Bangladesh Bank has declared that it will continue to pursue a contractionary monetary policy for the first half of the upcoming fiscal year, maintaining the policy interest rate at its current level and further lowering the private sector credit growth target in order to keep inflation under control.
According to the central bank, the repo rate will stay at 10% from July through December of this year. Ahsan H. Mansur, the governor of BB, had earlier stated that the rate would not be lowered until the inflation rate dropped below 7%.
Banks can borrow funds for a single day at the repo rate. Consequently, it is recognized as a significant policy instrument within the banking industry, and the interest rate applied to it is referred to as the policy interest rate. The central bank can adjust this rate to influence the liquidity and investment levels in the market.

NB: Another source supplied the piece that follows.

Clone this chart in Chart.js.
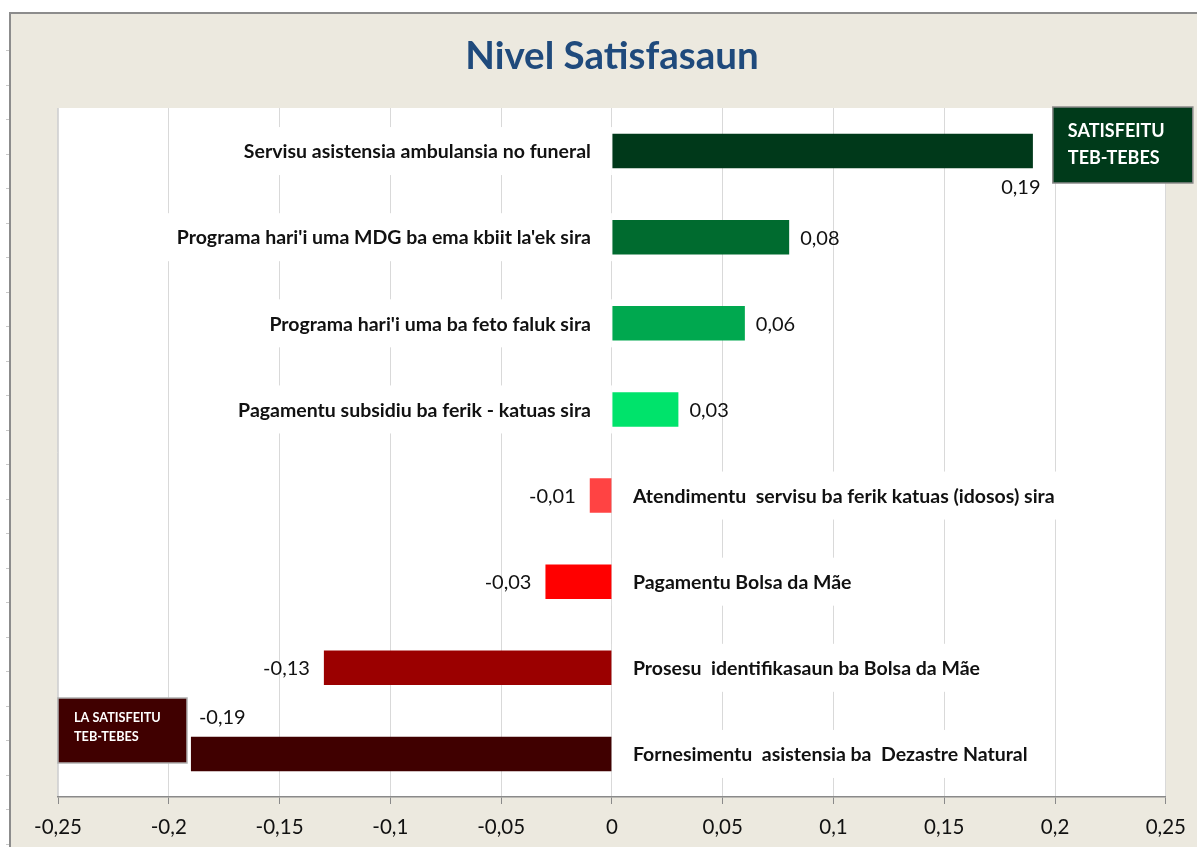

When the repo rate increases, it becomes more expensive for banks to secure funds from the central bank. This also raises the interest rates on loans that businesses can acquire from banks.

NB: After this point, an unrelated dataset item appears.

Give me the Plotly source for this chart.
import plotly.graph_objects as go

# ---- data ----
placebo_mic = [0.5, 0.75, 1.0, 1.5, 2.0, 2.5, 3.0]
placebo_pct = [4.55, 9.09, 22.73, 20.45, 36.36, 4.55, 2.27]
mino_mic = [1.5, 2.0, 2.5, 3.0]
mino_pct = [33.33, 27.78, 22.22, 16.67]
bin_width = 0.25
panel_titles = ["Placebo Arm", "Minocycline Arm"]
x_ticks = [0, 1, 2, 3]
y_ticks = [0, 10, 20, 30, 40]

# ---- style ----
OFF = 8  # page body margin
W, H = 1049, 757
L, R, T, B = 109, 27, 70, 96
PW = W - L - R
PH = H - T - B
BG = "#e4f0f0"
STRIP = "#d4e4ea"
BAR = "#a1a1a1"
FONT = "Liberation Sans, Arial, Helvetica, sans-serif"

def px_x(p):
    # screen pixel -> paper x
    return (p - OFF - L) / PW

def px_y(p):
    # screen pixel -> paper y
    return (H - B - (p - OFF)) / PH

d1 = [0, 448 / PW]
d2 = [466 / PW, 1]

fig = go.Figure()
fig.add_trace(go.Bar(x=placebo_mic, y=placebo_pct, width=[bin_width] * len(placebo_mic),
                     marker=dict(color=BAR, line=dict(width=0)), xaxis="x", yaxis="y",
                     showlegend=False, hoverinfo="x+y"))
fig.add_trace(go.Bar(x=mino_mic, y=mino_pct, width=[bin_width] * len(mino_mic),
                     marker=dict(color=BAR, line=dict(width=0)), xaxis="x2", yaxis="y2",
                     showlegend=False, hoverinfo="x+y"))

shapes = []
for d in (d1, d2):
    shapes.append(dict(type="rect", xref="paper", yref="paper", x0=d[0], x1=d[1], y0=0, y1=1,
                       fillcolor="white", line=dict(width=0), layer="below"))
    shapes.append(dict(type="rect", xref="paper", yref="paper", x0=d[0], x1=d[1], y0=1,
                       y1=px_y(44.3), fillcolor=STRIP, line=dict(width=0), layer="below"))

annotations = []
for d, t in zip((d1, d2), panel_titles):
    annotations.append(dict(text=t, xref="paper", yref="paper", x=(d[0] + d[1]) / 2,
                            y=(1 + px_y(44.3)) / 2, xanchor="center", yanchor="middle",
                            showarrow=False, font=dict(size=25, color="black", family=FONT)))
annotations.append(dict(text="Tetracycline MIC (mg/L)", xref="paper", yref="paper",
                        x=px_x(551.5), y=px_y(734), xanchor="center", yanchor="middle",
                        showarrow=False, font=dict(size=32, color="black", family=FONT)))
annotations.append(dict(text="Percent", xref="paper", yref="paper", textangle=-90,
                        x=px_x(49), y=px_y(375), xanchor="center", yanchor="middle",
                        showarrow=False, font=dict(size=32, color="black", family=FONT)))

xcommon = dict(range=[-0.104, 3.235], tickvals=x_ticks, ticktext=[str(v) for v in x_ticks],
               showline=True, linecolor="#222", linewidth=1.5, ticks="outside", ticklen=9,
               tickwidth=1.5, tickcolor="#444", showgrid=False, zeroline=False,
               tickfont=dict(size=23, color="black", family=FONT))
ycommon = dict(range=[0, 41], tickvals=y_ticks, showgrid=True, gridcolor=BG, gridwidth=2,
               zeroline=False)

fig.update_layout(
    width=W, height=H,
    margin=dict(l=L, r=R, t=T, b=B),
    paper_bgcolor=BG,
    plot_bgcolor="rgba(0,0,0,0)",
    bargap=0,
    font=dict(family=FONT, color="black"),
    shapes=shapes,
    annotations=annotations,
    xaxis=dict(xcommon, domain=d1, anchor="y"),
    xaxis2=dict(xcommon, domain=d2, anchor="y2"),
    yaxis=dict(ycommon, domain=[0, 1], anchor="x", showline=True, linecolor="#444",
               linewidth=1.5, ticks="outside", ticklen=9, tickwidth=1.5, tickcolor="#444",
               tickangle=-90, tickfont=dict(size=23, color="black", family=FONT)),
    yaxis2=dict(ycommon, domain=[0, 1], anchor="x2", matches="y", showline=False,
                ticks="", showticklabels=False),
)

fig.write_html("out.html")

By keeping the rate steady, the central bank is preserving its control over the money flow in the market without easing it.
Governor Mansur revealed the second monetary policy of his term during a press conference on Thursday at the Bangladesh Bank headquarters in Dhaka’s Motijheel. Bangladesh Bank Deputy Governor Habibur Rahman presented the policy.
The new target for private sector credit growth for the remainder of 2025 is set at 7.2 percent, a reduction from the previous target of 9.8 percent stated in the last monetary policy announcement.
In contrast, public sector credit growth has surged from 17.50 percent in the last announcement to 20.40 percent in the current one. In December of the previous year, it was recorded at 14.2 percent.
“The main problem for Bangladesh Bank at the moment is managing inflation,” Mansur said. “In the future, we want to significantly reduce inflation. Already, inflation has decreased from its peak.
The Standing Lending Facility (SLF) and the Standing Deposit Facility (SDF) have remained at 11.50 percent and 8 percent, respectively, under the current monetary policy.
According to the monetary policy, Bangladesh Bank would keep stepping in to stabilize the dollar’s exchange rate and replenish its foreign exchange reserves.